Heyetin bölgede yaptığı incelemede, İlçe Emniyet Müdürlüğü, Jandarma Tugay Komutanlığı ve belediye binasında ciddi hasar oluştuğu görüldü. Heyete bilgi veren görgü tanıkları ise, çatışma sırasında bir HPG’linin yaşamını yitirdiğini, İlçe Jandarma Komutanlığı’na girmek isterken yaralanan bir HPG’linin de 30 metre süründükten sonra üzerindeki bombayı patlatarak yaşamına son verdiğini ileri sürdü. Çatışmada bir HPG’linin de yaralı olarak yakalandığı iddia edildi.

Polis ve askerlerin mermilerine hedef olan Seferi Yılmaz’ın evini ziyaret eden heyetin incelemeleri sırasında, evin tüm camlarının kırıldığı, evin damında ise halen iki havan mermisinin durduğu görüldü. Camları kırılan belediye binasına da çok sayıda mermi isabet etmiş ve maddi hasar oluşmuş durumda.

Doktorlara izin verilmedi

Şemdinli Devlet Hastanesi Başhekimi Aziz Soylu, olaydan sonra hastaneye gelmek için çok zorlandıklarını belirterek şunları söyedi: “Çatışmadan sonra yaralılara müdahale etmek için hastaneye gelmek istedik. Bunun için ilk olarak emniyetten zırhlı araç istedik. Fakat bu talebimize olumlu cevap verilmedi. Ölümü göze alarak 16 arkadaş olarak hastaneye çok zor şartlar altında geldik. Ama ölen 3 kişi de hastaneye getirildiklerinde yaşamlarını yitirmişlerdi. Onlar için yapılacak bir şey yoktu. Fakat yaralılara ilk müdahalede bulunduktan sonra sevk ettik.”

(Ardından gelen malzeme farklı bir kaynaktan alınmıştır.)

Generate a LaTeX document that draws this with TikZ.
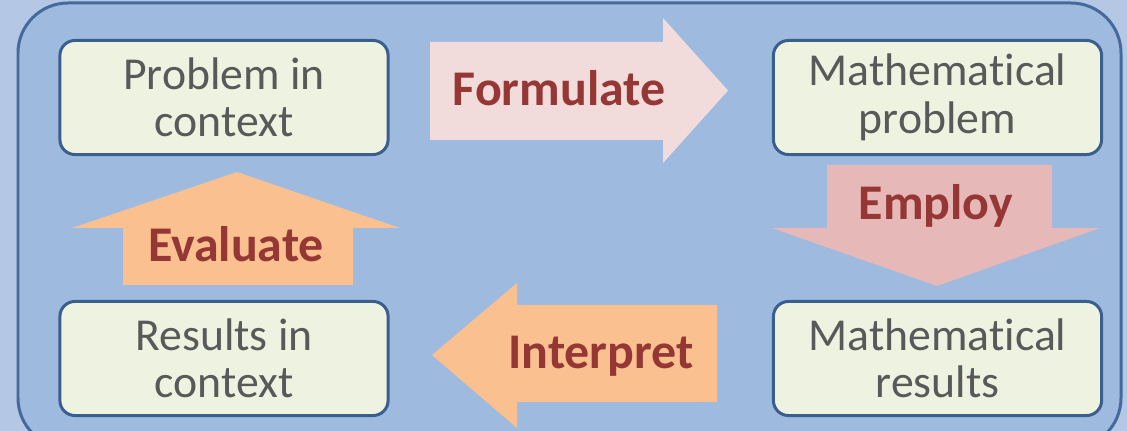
\documentclass[tikz,border=0pt]{standalone}
\usepackage{fontspec}
\setmainfont{Carlito}[Ligatures=NoCommon]
\usetikzlibrary{positioning,calc}

\definecolor{boxline}{HTML}{3B5F8C}
\definecolor{boxfill}{HTML}{EEF2E1}
\definecolor{boxtext}{HTML}{595959}
\definecolor{panel}{HTML}{9EBADF}
\definecolor{panelline}{HTML}{44699A}
\definecolor{outside}{HTML}{B4C8E5}
\definecolor{pinklight}{HTML}{F2DCDB}
\definecolor{pinkdark}{HTML}{E6B9B8}
\definecolor{peach}{HTML}{FAC090}
\definecolor{verb}{HTML}{953735}

\begin{document}
\begin{tikzpicture}[x=0.01cm,y=-0.01cm,
	stage/.style={draw=boxline,fill=boxfill,line width=0.85pt,rounded corners=0.15cm,
		minimum width=3.28cm,minimum height=1.14cm,inner sep=0pt,align=center,
		text=boxtext,font=\fontsize{13}{13.5}\selectfont},
	verbtext/.style={anchor=base,inner sep=0pt,text=verb,font=\fontsize{14.2}{16}\selectfont\bfseries}]

\useasboundingbox (0,0) rectangle (1127,431);
\clip (0,0) rectangle (1127,431);
\fill[outside] (0,0) rectangle (1127,431);
\draw[panelline,fill=panel,line width=0.85pt,rounded corners=0.5cm] (18,3) rectangle (1121,448);

% the four stages
\foreach \n/\x/\y/\t in {pic/224/97.5/{Problem in\\context},res/224/358.5/{Results in\\context},
	mpr/937.5/97.5/{Mathematical\\problem},mres/937.5/358.5/{Mathematical\\results}}
	\node[stage] (\n) at (\x,\y) {\t};

% block arrows
\fill[pinklight] (430,42) -- (663,42) -- (663,18) -- (728,90.5) -- (663,163) -- (663,140) -- (430,140) -- cycle;
\fill[pinkdark] (827,165) -- (1052,165) -- (1052,228) -- (1100,228) -- (937,286) -- (772,228) -- (827,228) -- cycle;
\fill[peach] (717,305) -- (517,305) -- (517,283) -- (432,355) -- (517,428) -- (517,402) -- (717,402) -- cycle;
\fill[peach] (123,285) -- (123,228) -- (72,228) -- (237,172) -- (400,228) -- (353,228) -- (353,285) -- cycle;

\foreach \n/\x/\y/\t in {formulate/559/106/Formulate,employ/936/220/Employ,
	interpret/601/369/Interpret,evaluate/236/262/Evaluate}
	\node[verbtext] (\n) at (\x,\y) {\t};

\end{tikzpicture}
\end{document}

Yaşamını yitiren Osman Erbaş’ın yaralı halde saatlerce bekletilmesi üzerine Soylu, ambulans gönderme yetkisinin olmadığını belirtti ve yetkinin 112 Acil’de olduğunu söyledi.

Köylüler şarapnel parçaları ile öldü

Güreli kardeşlerin yaşamını yitirdiği Altınsu (Şapatan) Köyü’nün tam ortasında yol kenarında ve Jandarma Tugay Komutanlığı’nın karşısına isabet eden havan topundan dolayı derin bir çukur oluştu. Havan topunun parçaları ise halen olay yerinde duruyor. Görgü tanıkları, köylülerin ilçe merkezindeki çatışmayı izledikleri esnada komutanlıktan havan atıldığını ve havanın köylülerin 3 metre yakınına düştüğünü belirtti. İki köylünün şarapnel parçaları ile yaşamını yitirdiğini söyledi.